Talvez com o perigo de super simplificação, eu diria que a filosofia aristotélica é dualista, aborda o mundo onde existe um “sujeito” e um “objeto”, em posições conflitantes. Já as filosofias de sabor oriental são fundamentalmente monistas. Alguns hinduístas, por exemplo, defendem que não existe diferença entre o eu e o outro. Um bom exemplo é aquela figura do Ying e Yang que se integram e não podem ser divididos. Somos um!

Complicado, não? Também acho! Ainda assim, o maior volume de nossa balança comercial é com a China, e já que queremos fazer mais negócios com aquele país, como devemos proceder sem conflitar? Aliás, outro livro saborosíssimo é o “Sobre a China” de Henry Kissinger. Ele foi conselheiro de relações exteriores de vários presidentes americanos, e conta toda essa ascensão da China até a exuberância de hoje. Com uma diferença: fala em primeira pessoa, como participante da História. Elias Jabour também estuda profundamente essa China de hoje, e como ela continua, por exemplo, surpreendendo o mundo investindo fortemente em tecnologia e acabando com a pobreza, ao mesmo tempo. 

Quem esteve aqui esta semana foi o Professor Paul Lee, da Universidade de Zhejiang, especialista em logística e Rota da Seda. Conversou, discutiu, debateu e dialogou com muita gente, se aprofundando nas relações bilaterais ou dando dicas importantes. “Não se fecha negócios na primeira rodada”. “Chinês gosta do olho no olho”. “O senhor é fundamental para garantir que o Maranhão participe da Rota da Seda” – disse ele para o ex-presidente José Sarney, em uma conversa que o acompanhei com o ex-Governador José Reinaldo Tavares. E completou “a China nunca esquece a História! E aquele país relembra sua relação com Deng Xiaoping”.
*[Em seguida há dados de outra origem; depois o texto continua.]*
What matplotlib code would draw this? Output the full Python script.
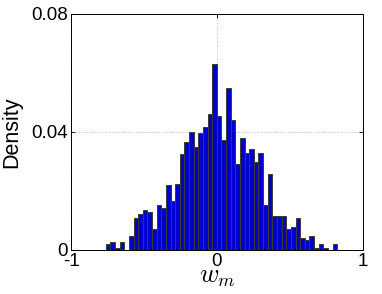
import numpy as np
import matplotlib
matplotlib.use("Agg")
import matplotlib.pyplot as plt

plt.rcParams['font.family'] = ['Liberation Sans', 'DejaVu Sans']
plt.rcParams['mathtext.fontset'] = 'cm'

# histogram of w_m, values per bin
bin_start = -0.762
bin_width = 0.0317
heights = [0.0019, 0.0026, 0.0006, 0.0026, 0.0,
           0.0049, 0.0108, 0.0121, 0.0137, 0.0130,
           0.0071, 0.0151, 0.0144, 0.0219, 0.0167,
           0.0225, 0.0327, 0.0365, 0.0401, 0.0350,
           0.0395, 0.0417, 0.0461, 0.0631, 0.0453,
           0.0373, 0.0550, 0.0440, 0.0292, 0.0380,
           0.0329, 0.0343, 0.0299, 0.0329, 0.0152,
           0.0256, 0.0114, 0.0114, 0.0114, 0.0071,
           0.0078, 0.0108, 0.0042, 0.0035, 0.0049,
           0.0006, 0.0019, 0.0006, 0.0, 0.0019]
xticks = [-1, 0, 1]
yticks = [0, 0.04, 0.08]
yticklabels = ['0', '0.04', '0.08']

lefts = bin_start + bin_width * np.arange(len(heights))

fig = plt.figure(figsize=(3.82, 2.94), dpi=100)
ax = fig.add_axes([71 / 382, 44 / 294, 292 / 382, 236 / 294])
ax.bar(lefts, heights, width=bin_width, align='edge',
       color='#0000cc', edgecolor='#3a3a3a', linewidth=0.7, zorder=3)

ax.set_xlim(-1, 1)
ax.set_ylim(0, 0.08)
ax.set_xticks(xticks)
ax.set_xticklabels([str(t) for t in xticks])
ax.set_yticks(yticks)
ax.set_yticklabels(yticklabels)
ax.tick_params(direction='in', top=True, right=True, labelsize=13.5,
               length=3, width=0.6, pad=2)
ax.grid(True, linestyle=':', color='#bbbbbb', linewidth=0.7, zorder=0)
for s in ax.spines.values():
    s.set_linewidth(0.7)

ax.set_ylabel('Density', fontsize=15.5)
ax.yaxis.set_label_coords(-49 / 292, 0.5)
ax.set_xlabel('$w_m$', fontsize=19)
ax.xaxis.set_label_coords(0.5, -33 / 236)
ax.xaxis.label.set_va('baseline')

fig.savefig('out.png', dpi=100)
O Maranhão tem o exuberante Porto do Itaqui e um condomínio de portos extraordinário – Ponta da Madeira, São Luís e Alcântara. Por exemplo, como vamos concorrer com a Austrália em minério de ferro? Resposta: 1. Aproveitar a geopolítica! O Brasil tem de se colocar soberanamente no cenário internacional, em vez de tentar integrar um projeto ocidental; 2. Desenvolver os “corredores verdes” em que os navios teriam política de carbono zero, como hoje ocorre entre os Portos de Los Angeles e Xangai. Afinal, emissão de poluentes entra na equação dos grandes órgãos financiadores hoje.
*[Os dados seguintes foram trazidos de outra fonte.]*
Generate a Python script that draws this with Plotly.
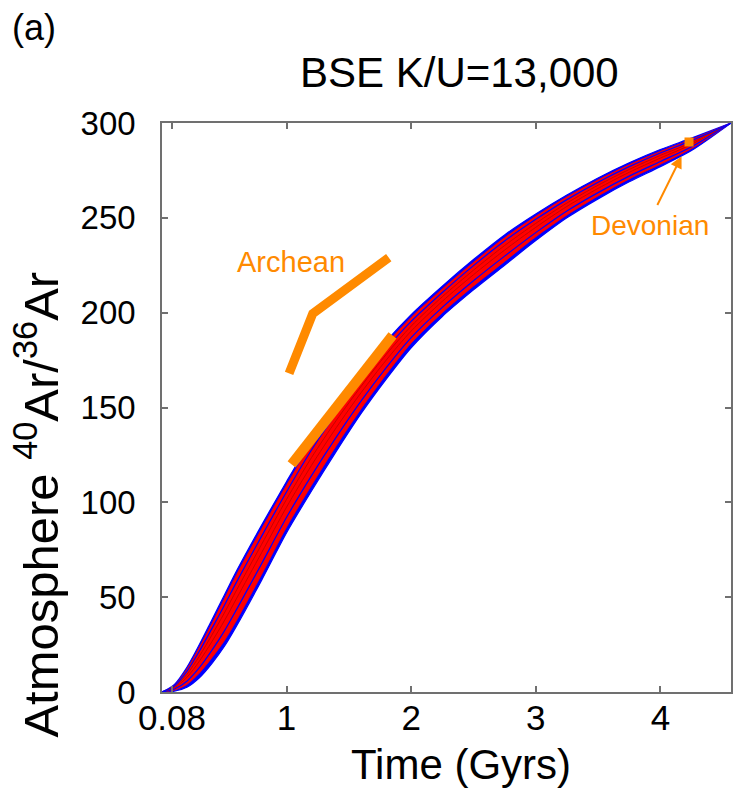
import plotly.graph_objects as go

# Time grid (Gyr) and envelope / model-run values (40Ar/36Ar)
time_gyr = [0, 0.1, 0.2, 0.3, 0.4, 0.5, 0.6, 0.8, 1.0, 1.2, 1.4, 1.6, 1.8, 2.0,
            2.25, 2.5, 2.75, 3.0, 3.25, 3.5, 3.75, 4.0, 4.25, 4.567]
blue_upper = [0, 4, 13, 25, 38, 51, 64, 88, 111, 133, 152, 169, 185, 199,
              214, 228, 241, 252, 262, 271, 279, 286, 292, 300]
blue_lower = [0, 0.5, 2.5, 7.5, 15, 24, 35, 59, 84, 106, 127, 147, 165, 181.5,
              198, 212, 225, 238, 250, 260, 269, 277, 285.5, 300]
red_upper = [0, 3.5, 12, 23.5, 36, 49, 62, 86, 109, 131, 150, 167, 183.5, 197.5,
             212.5, 226.5, 239.5, 250.8, 261, 270, 278, 285, 291.3, 300]
red_lower = [0, 1, 4, 10, 18, 27, 38, 62, 87, 109, 130, 149.5, 167.5, 184,
             200, 214, 227, 240, 251.5, 261.5, 270.5, 278.2, 286.5, 300]
blue_run_a = [0, 1.6, 5.7, 12.8, 21.9, 32.1, 43.7, 67.7, 92.1, 114.1, 134.5, 153.6, 171, 186.8,
              202.8, 216.8, 229.8, 242.2, 253.6, 263.3, 272, 279.7, 287.5, 300]
blue_run_b = [0, 3.3, 10.9, 21.5, 33.4, 45.6, 58.2, 82.2, 105.6, 127.6, 147, 164.6, 181, 195.4,
              210.6, 224.8, 237.8, 249.2, 259.6, 268.8, 277, 284.2, 290.7, 300]
red_run_a = [0, 2.25, 7.75, 16.25, 26.5, 37.5, 49.5, 73.5, 97.5, 119.5, 139.5, 158, 175, 190.3,
             206, 220, 233, 245, 256, 265.5, 274, 281.5, 288.75, 300]
red_run_b = [0, 2.8, 9.3, 18.9, 30, 41.6, 53.9, 77.9, 101.6, 123.6, 143.3, 161.3, 178, 192.9,
             208.4, 222.4, 235.4, 247.1, 257.8, 267.2, 275.5, 282.9, 289.7, 300]

# Archean constraints (two segments) and Devonian point
archean_upper_x = [1.02, 1.21, 1.82]
archean_upper_y = [168, 199.5, 229]
archean_lower_x = [1.04, 1.85]
archean_lower_y = [120, 188]
devonian_x = [4.23]
devonian_y = [290]

x_ticks = [0.08, 1, 2, 3, 4]
x_tick_text = ["0.08", "1", "2", "3", "4"]
y_ticks = [0, 50, 100, 150, 200, 250, 300]

BLUE = "#0000FF"
RED = "#FF0000"
ORANGE = "#FF8A00"
FONT = "Arial, Liberation Sans, sans-serif"
SPL = dict(shape="spline", smoothing=0.8)

fig = go.Figure()

fig.add_trace(go.Scatter(x=time_gyr, y=blue_lower, mode="lines",
                         line=dict(color=BLUE, width=1.2, **SPL), hoverinfo="skip"))
fig.add_trace(go.Scatter(x=time_gyr, y=blue_upper, mode="lines",
                         line=dict(color=BLUE, width=1.2, **SPL),
                         fill="tonexty", fillcolor=BLUE, hoverinfo="skip"))
fig.add_trace(go.Scatter(x=time_gyr, y=red_lower, mode="lines",
                         line=dict(color=RED, width=0.8, **SPL), hoverinfo="skip"))
fig.add_trace(go.Scatter(x=time_gyr, y=red_upper, mode="lines",
                         line=dict(color=RED, width=0.8, **SPL),
                         fill="tonexty", fillcolor=RED, hoverinfo="skip"))
for run in (red_run_a, red_run_b):
    fig.add_trace(go.Scatter(x=time_gyr, y=run, mode="lines",
                             line=dict(color="#C80000", width=1, **SPL),
                             hoverinfo="skip"))
for run in (blue_run_a, blue_run_b):
    fig.add_trace(go.Scatter(x=time_gyr, y=run, mode="lines",
                             line=dict(color=BLUE, width=1.2, **SPL),
                             hoverinfo="skip"))

fig.add_trace(go.Scatter(x=archean_upper_x, y=archean_upper_y, mode="lines",
                         line=dict(color=ORANGE, width=9), hoverinfo="skip"))
fig.add_trace(go.Scatter(x=archean_lower_x, y=archean_lower_y, mode="lines",
                         line=dict(color=ORANGE, width=10), hoverinfo="skip"))
fig.add_trace(go.Scatter(x=devonian_x, y=devonian_y, mode="markers",
                         marker=dict(color=ORANGE, size=9, symbol="square"),
                         hoverinfo="skip"))

fig.add_annotation(x=4.17, y=282.5, ax=3.97, ay=256, xref="x", yref="y",
                   axref="x", ayref="y", text="", showarrow=True,
                   arrowhead=2, arrowsize=1.2, arrowwidth=2, arrowcolor=ORANGE)
fig.add_annotation(x=3.92, y=246, xref="x", yref="y", text="Devonian",
                   showarrow=False, yanchor="middle",
                   font=dict(family=FONT, size=28, color=ORANGE))
fig.add_annotation(x=1.036, y=226.7, xref="x", yref="y", text="Archean",
                   showarrow=False, yanchor="middle",
                   font=dict(family=FONT, size=29, color=ORANGE))

fig.add_annotation(x=0.522, y=1.0896, xref="paper", yref="paper",
                   text="BSE K/U=13,000", showarrow=False, yanchor="middle",
                   font=dict(family=FONT, size=42, color="black"))
fig.add_annotation(x=-0.267, y=1.167, xref="paper", yref="paper", text="(a)",
                   showarrow=False, xanchor="left", yanchor="middle",
                   font=dict(family=FONT, size=36, color="black"))
fig.add_annotation(x=0.525, y=-0.127, xref="paper", yref="paper",
                   text="Time (Gyrs)", showarrow=False, yanchor="middle",
                   font=dict(family=FONT, size=42, color="black"))
fig.add_annotation(x=-0.219, y=0.33, xref="paper", yref="paper",
                   text="Atmosphere <sup>40</sup>Ar/<sup>36</sup>Ar", showarrow=False,
                   textangle=-90, xanchor="center", yanchor="middle",
                   font=dict(family=FONT, size=49, color="black"))

axis_common = dict(showgrid=False, zeroline=False, showline=True,
                   linecolor="#707070", linewidth=1.5, mirror="ticks",
                   ticks="inside", ticklen=6, tickcolor="#707070", tickwidth=1.5)

fig.update_layout(
    width=734, height=798,
    margin=dict(l=162, r=1, t=123, b=106),
    plot_bgcolor="white", paper_bgcolor="white",
    showlegend=False,
    xaxis=dict(range=[0, 4.567], tickvals=x_ticks, ticktext=x_tick_text,
               ticklabelstandoff=-6,
               tickfont=dict(family=FONT, size=35, color="black"), **axis_common),
    yaxis=dict(range=[0, 300], tickvals=y_ticks, ticklabelstandoff=18,
               tickfont=dict(family=FONT, size=33, color="black"), **axis_common),
)

fig.write_html("out.html")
 A China tem cinco políticas de segurança: alimentar, energética, matérias primas, cadeia de manutenção e tecnologias disruptivas. O Maranhão tem condições de trabalhar algumas delas para garantir mais comércio com aquele país. Afinal, Henry Kissinger relembrou que historicamente a China não tem política de invadir países, preferindo manter-se entre suas belas muralhas, nos últimos milênios. Mas a ela interessa os negócios. Ao Maranhão também. 

*Allan Kardec Duailibe Barros Filho, PhD pela Universidade de Nagoya, Japão, professor titular da UFMA, ex-diretor da ANP, membro da AMC, presidente da Gasmar.